Sound of Metal recensione film di Darius Marder con Riz Ahmed, Olivia Cooke, Mathieu Amalric, Lauren Ridloff e Paul Raci
Intenso e tragicamente reale Sound of Metal racconta la discesa verso gli inferi della disabilità di un batterista metal che perde interamente l’udito da un giorno all’altro. L’Idea originale di Derek Cianfrance, regista di Blue Valentine (2010) affetto e quindi ispirato dal suo problema di acufene, viene egregiamente portata su pellicola dall’amico Darius Marder, che con questa opera prima da cineasta fa subito centro, raccontando una tematica drammatica con empatia ed emozione ma senza renderla tristemente patetica.
Il regista decide di farlo attraverso le orecchie di Ruben, musicista heavy metal che improvvisamente si vede sconvolgere la vita, lavorativa e non, dalla tragica perdita dell’udito.
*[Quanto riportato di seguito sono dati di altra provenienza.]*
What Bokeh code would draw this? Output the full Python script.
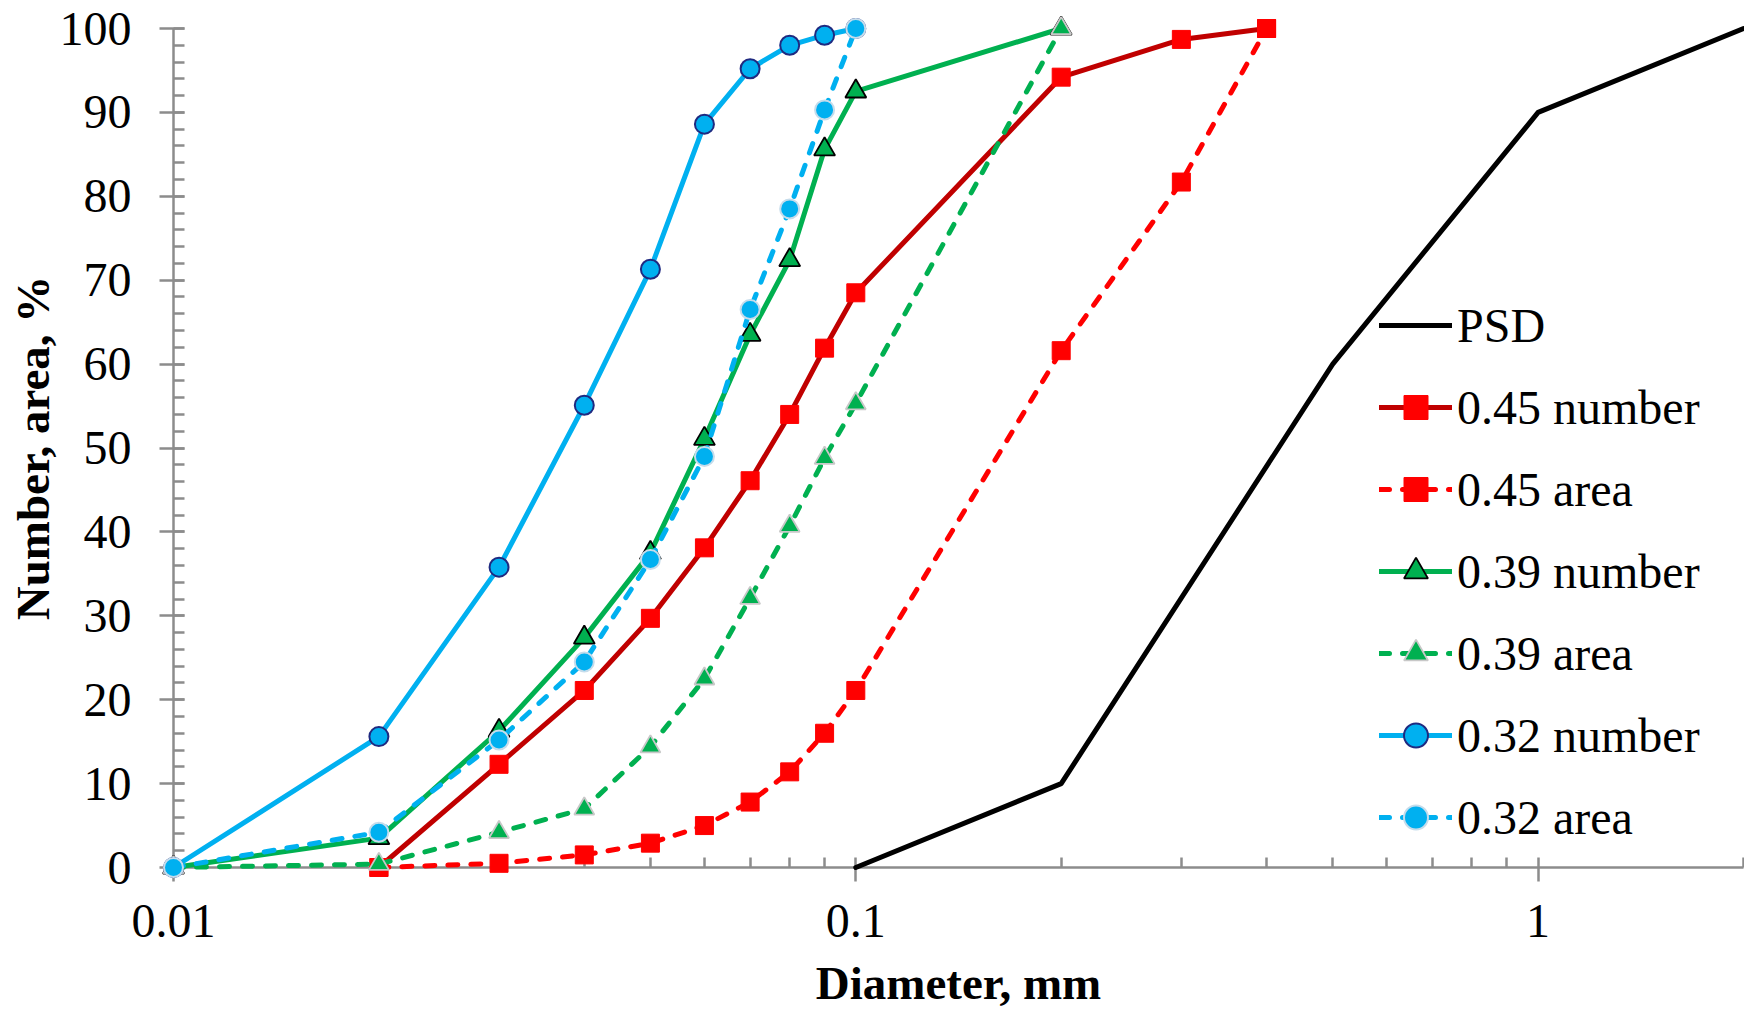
from bokeh.plotting import figure
from bokeh.models import (Range1d, FixedTicker, SingleIntervalTicker, Legend,
                          LegendItem, CustomJSTickFormatter)
from bokeh.embed import file_html
from bokeh.resources import INLINE

# ---------------- data ----------------
diam_psd = [0.1, 0.2, 0.5, 1.0, 2.0]
psd = [0, 10, 60, 90, 100]

diam_045 = [0.02, 0.03, 0.04, 0.05, 0.06, 0.07, 0.08, 0.09, 0.1, 0.2, 0.3, 0.4]
number_045 = [0, 12.3, 21.1, 29.7, 38.1, 46.1, 54.0, 61.9, 68.5, 94.2, 98.7, 100]
area_045 = [0, 0.5, 1.5, 2.9, 5.0, 7.8, 11.4, 16.0, 21.1, 61.6, 81.7, 100]

diam_039 = [0.01, 0.02, 0.03, 0.04, 0.05, 0.06, 0.07, 0.08, 0.09, 0.1, 0.2]
number_039 = [0, 3.5, 16.3, 27.4, 37.5, 51.1, 63.5, 72.4, 85.6, 92.5, 100]
area_039 = [0, 0.4, 4.2, 7.0, 14.4, 22.5, 32.1, 40.7, 48.8, 55.3, 100]

diam_032 = [0.01, 0.02, 0.03, 0.04, 0.05, 0.06, 0.07, 0.08, 0.09, 0.1]
number_032 = [0, 15.6, 35.8, 55.1, 71.3, 88.6, 95.2, 98.0, 99.2, 100]
area_032 = [0, 4.2, 15.2, 24.5, 36.7, 49.0, 66.5, 78.5, 90.3, 100]

x_major_ticks = [0.01, 0.1, 1]
x_minor_ticks = [0.02, 0.03, 0.04, 0.05, 0.06, 0.07, 0.08, 0.09,
                 0.2, 0.3, 0.4, 0.5, 0.6, 0.7, 0.8, 0.9, 2]

x_title = "Diameter, mm"
y_title = "Number, area, %"

# ---------------- figure ----------------
FONT = "Liberation Serif"
AXIS_GRAY = "#8C8C8C"

p = figure(width=1744, height=1011, x_axis_type="log",
           x_range=Range1d(0.01, 2.0), y_range=Range1d(0, 100),
           output_backend="svg", toolbar_location=None, title=None,
           min_border_left=173, min_border_right=1, min_border_top=28,
           min_border_bottom=143)
p.xgrid.visible = False
p.ygrid.visible = False
p.outline_line_color = None
p.background_fill_color = "white"
p.border_fill_color = "white"

xa = p.xaxis[0]
xa.ticker = FixedTicker(ticks=x_major_ticks, minor_ticks=x_minor_ticks)
xa.formatter = CustomJSTickFormatter(code="return tick.toString();")
xa.major_tick_in = 10
xa.major_tick_out = 14
xa.minor_tick_in = 10
xa.minor_tick_out = 0
xa.major_label_standoff = 23
xa.axis_label = x_title
xa.axis_label_standoff = 17

ya = p.yaxis[0]
ya.ticker = SingleIntervalTicker(interval=10, num_minor_ticks=5)
ya.major_tick_in = 11
ya.major_tick_out = 14
ya.minor_tick_in = 11
ya.minor_tick_out = 0
ya.major_label_standoff = 28
ya.axis_label = y_title
ya.axis_label_standoff = -2

for ax in (xa, ya):
    ax.axis_line_color = AXIS_GRAY
    ax.axis_line_width = 2.5
    ax.major_tick_line_color = AXIS_GRAY
    ax.major_tick_line_width = 2.5
    ax.minor_tick_line_color = AXIS_GRAY
    ax.minor_tick_line_width = 2.5
    ax.major_label_text_font = FONT
    ax.major_label_text_font_size = "48px"
    ax.major_label_text_color = "black"
    ax.axis_label_text_font = FONT
    ax.axis_label_text_font_style = "bold"
    ax.axis_label_text_font_size = "47px"
    ax.axis_label_text_color = "black"

LW = 5
DASH = "10 13"

items = []
renderers = []

# PSD
r = p.line(diam_psd, psd, line_color="black", line_width=LW,
           line_join="round", line_cap="round")
renderers.append(r)
items.append(LegendItem(label="PSD", renderers=[r]))

# 0.45 number
l1 = p.line(diam_045, number_045, line_color="#C00000", line_width=LW,
            line_join="round", line_cap="round")
m1 = p.scatter(diam_045, number_045, marker="square", size=18,
               fill_color="#FF0000", line_color="#FF0000", line_width=1)
renderers += [l1, m1]
items.append(LegendItem(label="0.45 number", renderers=[l1, m1]))

# 0.45 area
l2 = p.line(diam_045, area_045, line_color="#FF0000", line_width=LW,
            line_dash=DASH, line_cap="round")
m2 = p.scatter(diam_045, area_045, marker="square", size=18,
               fill_color="#FF0000", line_color="#FF0000", line_width=1)
renderers += [l2, m2]
items.append(LegendItem(label="0.45 area", renderers=[l2, m2]))

# 0.39 number
l3 = p.line(diam_039, number_039, line_color="#00B050", line_width=LW,
            line_join="round", line_cap="round")
m3 = p.scatter(diam_039, number_039, marker="triangle", size=21,
               fill_color="#00B050", line_color="black", line_width=1.8)
renderers += [l3, m3]
items.append(LegendItem(label="0.39 number", renderers=[l3, m3]))

# 0.39 area
l4 = p.line(diam_039, area_039, line_color="#00B050", line_width=LW,
            line_dash=DASH, line_cap="round")
m4 = p.scatter(diam_039, area_039, marker="triangle", size=20,
               fill_color="#00B050", line_color="#C8C8C8", line_width=1.8)
renderers += [l4, m4]
items.append(LegendItem(label="0.39 area", renderers=[l4, m4]))

# 0.32 number
l5 = p.line(diam_032, number_032, line_color="#00B0F0", line_width=LW,
            line_join="round", line_cap="round")
m5 = p.scatter(diam_032, number_032, marker="circle", size=19,
               fill_color="#00B0F0", line_color="#1F2A80", line_width=2)
renderers += [l5, m5]
items.append(LegendItem(label="0.32 number", renderers=[l5, m5]))

# 0.32 area
l6 = p.line(diam_032, area_032, line_color="#00B0F0", line_width=LW,
            line_dash=DASH, line_cap="round")
m6 = p.scatter(diam_032, area_032, marker="circle", size=19,
               fill_color="#00B0F0", line_color="#C5DCEB", line_width=2)
renderers += [l6, m6]
items.append(LegendItem(label="0.32 area", renderers=[l6, m6]))

# draw data above the frame clip so edge markers are whole
for rr in renderers:
    rr.level = "overlay"

legend = Legend(items=items, location=(1206, 20), padding=0, margin=0,
                spacing=22, glyph_width=73, glyph_height=60, label_height=60,
                label_standoff=5, label_text_font=FONT,
                label_text_font_size="48px", label_text_color="black",
                border_line_color=None, background_fill_alpha=0)
p.add_layout(legend)

open("out.html", "w").write(file_html(p, INLINE))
Interpretato egregiamente da Riz Ahmed, di cui si era notata la bravura al fianco di Jake Gyllenhaal ne Lo sciacallo – Nightcrawler (2014), l’ormai sordo batterista si trova a dover combattere con i demoni passati di una ex tossicodipendenza che si riaffacciano con il presentarsi di questo nuovo handicap fisico che lo colpisce soprattutto psicologicamente, quando si trova costretto ad interrompere il tour insieme alla sua fidanzata Louise, un’altrettanto brava Olivia Cooke.
La ragazza, consapevole della gravità della situazione del compagno, lo convince ad unirsi ad una comunità per non udenti gestita da Joe (Paul Raci), un veterano del Vietnam che lo aiuterà non solo a superare le difficoltà quotidiane legate alla nuova invalidità ma ad accettare la sua nuova vita e condizione come definitive.
Il vero ostacolo del protagonista nel superare un evento del genere infatti non sembra di tipo fisico e non riguarda solo la perdita un senso, ma sembra di tipo mentale. Ruben appare bloccato tra la sua vita precedente in giro in camper per gli Stati Uniti con la sua Lou, vita che amava, e quella attuale, che deve imparare ad amare.
La bravura del regista Darius Marder é stata proprio quella di raccontare questo passaggio, la fase transitoria e delicata che Ruben ha dovuto attraversare con sofferenza e solitudine, toccando l’apice nel sottoporsi ad un intervento di impianti uditivi tanto costosi quanto inutili. Fondamentale il lavoro e la scelta del tecnico del suono Nicolas Becker di far “sentire” allo spettatore i nuovi suoni robotici e artificiali, ai quali Ruben rinuncerà lasciando spazio al silenzio di una nuova vita ancora da scoprire.